DATASET CONTENT
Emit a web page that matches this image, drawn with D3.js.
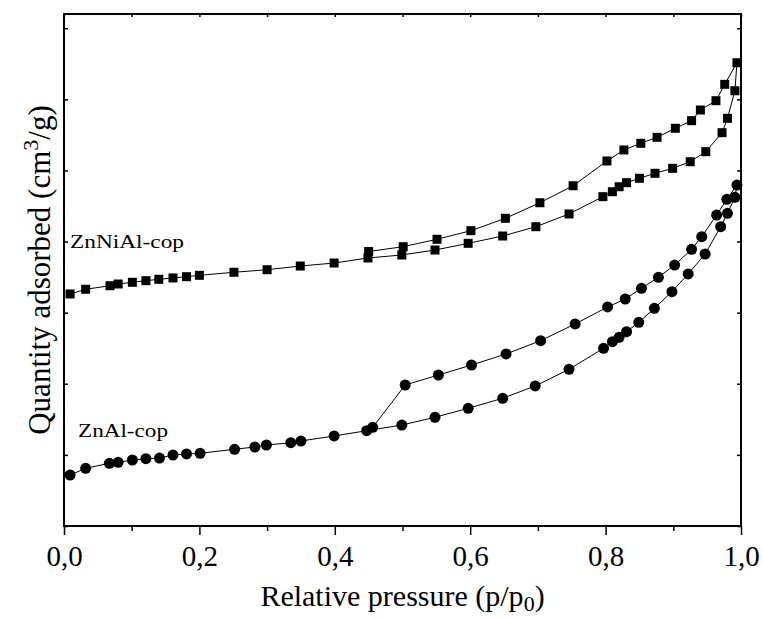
<!DOCTYPE html>
<html>
<head>
<meta charset="utf-8">
<script src="https://cdnjs.cloudflare.com/ajax/libs/d3/7.8.5/d3.min.js"></script>
<style>
  html, body { margin: 0; padding: 0; background: #fff; }
  svg { display: block; }
</style>
</head>
<body>
<svg id="chart" width="762" height="619"></svg>
<script>
// ---- Data ----
const xTicks = [0, 0.2, 0.4, 0.6, 0.8, 1.0];
const xTickLabels = ["0,0", "0,2", "0,4", "0,6", "0,8", "1,0"];
const xMinorTicks = [0.1, 0.3, 0.5, 0.7, 0.9];
const yTicks = [0, 10, 20, 30, 40, 50, 60, 70];

// ZnNiAl-cop (squares)
const znNiAlAdsP = [0.009, 0.032, 0.068, 0.080, 0.101, 0.121, 0.140, 0.161, 0.181, 0.200, 0.251, 0.300, 0.349, 0.399, 0.449, 0.499, 0.548, 0.597, 0.648, 0.697, 0.746, 0.796, 0.810, 0.820, 0.831, 0.850, 0.873, 0.899, 0.925, 0.948, 0.972, 0.980, 0.991, 0.994];
const znNiAlAdsQ = [32.63, 33.29, 33.79, 34.03, 34.27, 34.50, 34.69, 34.88, 35.06, 35.25, 35.68, 36.04, 36.56, 36.98, 37.69, 38.11, 38.81, 39.75, 40.78, 42.09, 43.88, 46.31, 47.01, 47.71, 48.28, 48.90, 49.60, 50.30, 51.23, 52.64, 55.31, 57.33, 61.21, 65.15];
const znNiAlDesP = [0.976, 0.963, 0.940, 0.927, 0.903, 0.876, 0.852, 0.827, 0.802, 0.752, 0.703, 0.652, 0.601, 0.551, 0.501, 0.450];
const znNiAlDesQ = [62.11, 59.81, 58.50, 57.00, 55.93, 54.66, 53.82, 52.88, 51.33, 47.85, 45.46, 43.27, 41.53, 40.32, 39.28, 38.60];

// ZnAl-cop (circles)
const znAlAdsP = [0.009, 0.032, 0.067, 0.080, 0.101, 0.121, 0.141, 0.161, 0.181, 0.201, 0.252, 0.282, 0.299, 0.335, 0.350, 0.399, 0.447, 0.499, 0.548, 0.597, 0.648, 0.696, 0.746, 0.797, 0.810, 0.820, 0.831, 0.849, 0.872, 0.898, 0.922, 0.947, 0.970, 0.980, 0.991, 0.994];
const znAlAdsQ = [7.17, 8.11, 8.82, 8.96, 9.28, 9.46, 9.56, 9.98, 10.13, 10.22, 10.79, 11.11, 11.39, 11.71, 11.95, 12.66, 13.40, 14.20, 15.29, 16.55, 17.96, 19.69, 22.04, 24.99, 25.92, 26.54, 27.32, 28.65, 30.61, 32.95, 35.44, 38.25, 42.09, 43.97, 46.22, 47.95];
const znAlDesP = [0.979, 0.964, 0.942, 0.927, 0.902, 0.878, 0.853, 0.829, 0.803, 0.755, 0.704, 0.653, 0.602, 0.553, 0.504, 0.456];
const znAlDesQ = [45.94, 43.73, 40.68, 38.91, 36.70, 34.97, 33.43, 31.92, 30.80, 28.41, 26.06, 24.19, 22.64, 21.23, 19.83, 13.88];

const seriesLabels = ["ZnNiAl-cop", "ZnAl-cop"];

// ---- Layout ----
const FONT = "'Liberation Serif', Tinos, 'Times New Roman', 'DejaVu Serif', serif";
const L = 64, R = 741, T = 14, B = 526;
const svg = d3.select("#chart");
const x = d3.scaleLinear().domain([0, 1]).range([L, R]);
const y = d3.scaleLinear().domain([0, 72]).range([B, T]);

const zip = (ps, qs) => ps.map((p, i) => ({p: p, q: qs[i]}));
const znNiAl = zip(znNiAlAdsP, znNiAlAdsQ).concat(zip(znNiAlDesP, znNiAlDesQ));
const znAl = zip(znAlAdsP, znAlAdsQ).concat(zip(znAlDesP, znAlDesQ));

const line = d3.line().x(d => x(d.p)).y(d => y(d.q));

function styleAxis(g) {
  g.select(".domain").remove();
  g.attr("font-family", FONT);
  g.selectAll(".tick line").attr("stroke", "#000").attr("stroke-width", 1.5);
}
// bottom major
svg.append("g").attr("transform", `translate(0,${B})`)
  .call(d3.axisBottom(x).tickValues(xTicks).tickSize(9).tickPadding(10)
        .tickFormat((d, i) => xTickLabels[i]))
  .call(styleAxis)
  .call(g => g.selectAll("text").attr("font-size", 29).attr("font-family", FONT).attr("fill", "#000"));
// bottom minor
svg.append("g").attr("transform", `translate(0,${B})`)
  .call(d3.axisBottom(x).tickValues(xMinorTicks).tickSize(5).tickFormat(""))
  .call(styleAxis);
// top inward
svg.append("g").attr("transform", `translate(0,${T})`)
  .call(d3.axisBottom(x).tickValues(xTicks.concat(xMinorTicks)).tickSize(3).tickFormat(""))
  .call(styleAxis);
// left inward
svg.append("g").attr("transform", `translate(${L},0)`)
  .call(d3.axisRight(y).tickValues(yTicks).tickSize(4).tickFormat(""))
  .call(styleAxis);
// right inward
svg.append("g").attr("transform", `translate(${R},0)`)
  .call(d3.axisLeft(y).tickValues(yTicks).tickSize(4).tickFormat(""))
  .call(styleAxis);

// Frame
svg.append("rect").attr("x", L).attr("y", T).attr("width", R - L).attr("height", B - T)
  .attr("fill", "none").attr("stroke", "#000").attr("stroke-width", 2);

// Lines
[znNiAl, znAl].forEach(data => {
  svg.append("path").datum(data).attr("d", line)
    .attr("fill", "none").attr("stroke", "#000").attr("stroke-width", 1);
});

// Markers
const sq = 9;
svg.append("g").selectAll("rect").data(znNiAl).join("rect")
  .attr("x", d => x(d.p) - sq / 2).attr("y", d => y(d.q) - sq / 2)
  .attr("width", sq).attr("height", sq).attr("fill", "#000");
svg.append("g").selectAll("circle").data(znAl).join("circle")
  .attr("cx", d => x(d.p)).attr("cy", d => y(d.q)).attr("r", 5.5).attr("fill", "#000");

// Series labels
svg.append("text").attr("x", 70).attr("y", 248).attr("font-family", FONT).attr("font-size", 19)
  .attr("textLength", 114).attr("lengthAdjust", "spacingAndGlyphs").text(seriesLabels[0]);
svg.append("text").attr("x", 78).attr("y", 437).attr("font-family", FONT).attr("font-size", 19)
  .attr("textLength", 90).attr("lengthAdjust", "spacingAndGlyphs").text(seriesLabels[1]);

// X axis title
const xt = svg.append("text").attr("x", (L + R) / 2).attr("y", 606)
  .attr("text-anchor", "middle").attr("font-family", FONT).attr("font-size", 30);
xt.append("tspan").text("Relative pressure (p/p");
xt.append("tspan").attr("font-size", 22).attr("dy", 5).text("0");
xt.append("tspan").attr("dy", -5).text(")");

// Y axis title
const yt = svg.append("text").attr("transform", `translate(50,${(T + B) / 2}) rotate(-90)`)
  .attr("text-anchor", "middle").attr("font-family", FONT).attr("font-size", 31);
yt.append("tspan").text("Quantity adsorbed (cm");
yt.append("tspan").attr("font-size", 22).attr("dy", -12).text("3");
yt.append("tspan").attr("dy", 12).text("/g)");
</script>
</body>
</html>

TASK BRIEF
Restate the whole listing above exactly, except for its images.

PROBLEM SOLUTION
Emit a web page that matches this image, drawn with D3.js.
<!DOCTYPE html>
<html>
<head>
<meta charset="utf-8">
<script src="https://cdnjs.cloudflare.com/ajax/libs/d3/7.8.5/d3.min.js"></script>
<style>
  html, body { margin: 0; padding: 0; background: #fff; }
  svg { display: block; }
</style>
</head>
<body>
<svg id="chart" width="762" height="619"></svg>
<script>
// ---- Data ----
const xTicks = [0, 0.2, 0.4, 0.6, 0.8, 1.0];
const xTickLabels = ["0,0", "0,2", "0,4", "0,6", "0,8", "1,0"];
const xMinorTicks = [0.1, 0.3, 0.5, 0.7, 0.9];
const yTicks = [0, 10, 20, 30, 40, 50, 60, 70];

// ZnNiAl-cop (squares)
const znNiAlAdsP = [0.009, 0.032, 0.068, 0.080, 0.101, 0.121, 0.140, 0.161, 0.181, 0.200, 0.251, 0.300, 0.349, 0.399, 0.449, 0.499, 0.548, 0.597, 0.648, 0.697, 0.746, 0.796, 0.810, 0.820, 0.831, 0.850, 0.873, 0.899, 0.925, 0.948, 0.972, 0.980, 0.991, 0.994];
const znNiAlAdsQ = [32.63, 33.29, 33.79, 34.03, 34.27, 34.50, 34.69, 34.88, 35.06, 35.25, 35.68, 36.04, 36.56, 36.98, 37.69, 38.11, 38.81, 39.75, 40.78, 42.09, 43.88, 46.31, 47.01, 47.71, 48.28, 48.90, 49.60, 50.30, 51.23, 52.64, 55.31, 57.33, 61.21, 65.15];
const znNiAlDesP = [0.976, 0.963, 0.940, 0.927, 0.903, 0.876, 0.852, 0.827, 0.802, 0.752, 0.703, 0.652, 0.601, 0.551, 0.501, 0.450];
const znNiAlDesQ = [62.11, 59.81, 58.50, 57.00, 55.93, 54.66, 53.82, 52.88, 51.33, 47.85, 45.46, 43.27, 41.53, 40.32, 39.28, 38.60];

// ZnAl-cop (circles)
const znAlAdsP = [0.009, 0.032, 0.067, 0.080, 0.101, 0.121, 0.141, 0.161, 0.181, 0.201, 0.252, 0.282, 0.299, 0.335, 0.350, 0.399, 0.447, 0.499, 0.548, 0.597, 0.648, 0.696, 0.746, 0.797, 0.810, 0.820, 0.831, 0.849, 0.872, 0.898, 0.922, 0.947, 0.970, 0.980, 0.991, 0.994];
const znAlAdsQ = [7.17, 8.11, 8.82, 8.96, 9.28, 9.46, 9.56, 9.98, 10.13, 10.22, 10.79, 11.11, 11.39, 11.71, 11.95, 12.66, 13.40, 14.20, 15.29, 16.55, 17.96, 19.69, 22.04, 24.99, 25.92, 26.54, 27.32, 28.65, 30.61, 32.95, 35.44, 38.25, 42.09, 43.97, 46.22, 47.95];
const znAlDesP = [0.979, 0.964, 0.942, 0.927, 0.902, 0.878, 0.853, 0.829, 0.803, 0.755, 0.704, 0.653, 0.602, 0.553, 0.504, 0.456];
const znAlDesQ = [45.94, 43.73, 40.68, 38.91, 36.70, 34.97, 33.43, 31.92, 30.80, 28.41, 26.06, 24.19, 22.64, 21.23, 19.83, 13.88];

const seriesLabels = ["ZnNiAl-cop", "ZnAl-cop"];

// ---- Layout ----
const FONT = "'Liberation Serif', Tinos, 'Times New Roman', 'DejaVu Serif', serif";
const L = 64, R = 741, T = 14, B = 526;
const svg = d3.select("#chart");
const x = d3.scaleLinear().domain([0, 1]).range([L, R]);
const y = d3.scaleLinear().domain([0, 72]).range([B, T]);

const zip = (ps, qs) => ps.map((p, i) => ({p: p, q: qs[i]}));
const znNiAl = zip(znNiAlAdsP, znNiAlAdsQ).concat(zip(znNiAlDesP, znNiAlDesQ));
const znAl = zip(znAlAdsP, znAlAdsQ).concat(zip(znAlDesP, znAlDesQ));

const line = d3.line().x(d => x(d.p)).y(d => y(d.q));

function styleAxis(g) {
  g.select(".domain").remove();
  g.attr("font-family", FONT);
  g.selectAll(".tick line").attr("stroke", "#000").attr("stroke-width", 1.5);
}
// bottom major
svg.append("g").attr("transform", `translate(0,${B})`)
  .call(d3.axisBottom(x).tickValues(xTicks).tickSize(9).tickPadding(10)
        .tickFormat((d, i) => xTickLabels[i]))
  .call(styleAxis)
  .call(g => g.selectAll("text").attr("font-size", 29).attr("font-family", FONT).attr("fill", "#000"));
// bottom minor
svg.append("g").attr("transform", `translate(0,${B})`)
  .call(d3.axisBottom(x).tickValues(xMinorTicks).tickSize(5).tickFormat(""))
  .call(styleAxis);
// top inward
svg.append("g").attr("transform", `translate(0,${T})`)
  .call(d3.axisBottom(x).tickValues(xTicks.concat(xMinorTicks)).tickSize(3).tickFormat(""))
  .call(styleAxis);
// left inward
svg.append("g").attr("transform", `translate(${L},0)`)
  .call(d3.axisRight(y).tickValues(yTicks).tickSize(4).tickFormat(""))
  .call(styleAxis);
// right inward
svg.append("g").attr("transform", `translate(${R},0)`)
  .call(d3.axisLeft(y).tickValues(yTicks).tickSize(4).tickFormat(""))
  .call(styleAxis);

// Frame
svg.append("rect").attr("x", L).attr("y", T).attr("width", R - L).attr("height", B - T)
  .attr("fill", "none").attr("stroke", "#000").attr("stroke-width", 2);

// Lines
[znNiAl, znAl].forEach(data => {
  svg.append("path").datum(data).attr("d", line)
    .attr("fill", "none").attr("stroke", "#000").attr("stroke-width", 1);
});

// Markers
const sq = 9;
svg.append("g").selectAll("rect").data(znNiAl).join("rect")
  .attr("x", d => x(d.p) - sq / 2).attr("y", d => y(d.q) - sq / 2)
  .attr("width", sq).attr("height", sq).attr("fill", "#000");
svg.append("g").selectAll("circle").data(znAl).join("circle")
  .attr("cx", d => x(d.p)).attr("cy", d => y(d.q)).attr("r", 5.5).attr("fill", "#000");

// Series labels
svg.append("text").attr("x", 70).attr("y", 248).attr("font-family", FONT).attr("font-size", 19)
  .attr("textLength", 114).attr("lengthAdjust", "spacingAndGlyphs").text(seriesLabels[0]);
svg.append("text").attr("x", 78).attr("y", 437).attr("font-family", FONT).attr("font-size", 19)
  .attr("textLength", 90).attr("lengthAdjust", "spacingAndGlyphs").text(seriesLabels[1]);

// X axis title
const xt = svg.append("text").attr("x", (L + R) / 2).attr("y", 606)
  .attr("text-anchor", "middle").attr("font-family", FONT).attr("font-size", 30);
xt.append("tspan").text("Relative pressure (p/p");
xt.append("tspan").attr("font-size", 22).attr("dy", 5).text("0");
xt.append("tspan").attr("dy", -5).text(")");

// Y axis title
const yt = svg.append("text").attr("transform", `translate(50,${(T + B) / 2}) rotate(-90)`)
  .attr("text-anchor", "middle").attr("font-family", FONT).attr("font-size", 31);
yt.append("tspan").text("Quantity adsorbed (cm");
yt.append("tspan").attr("font-size", 22).attr("dy", -12).text("3");
yt.append("tspan").attr("dy", 12).text("/g)");
</script>
</body>
</html>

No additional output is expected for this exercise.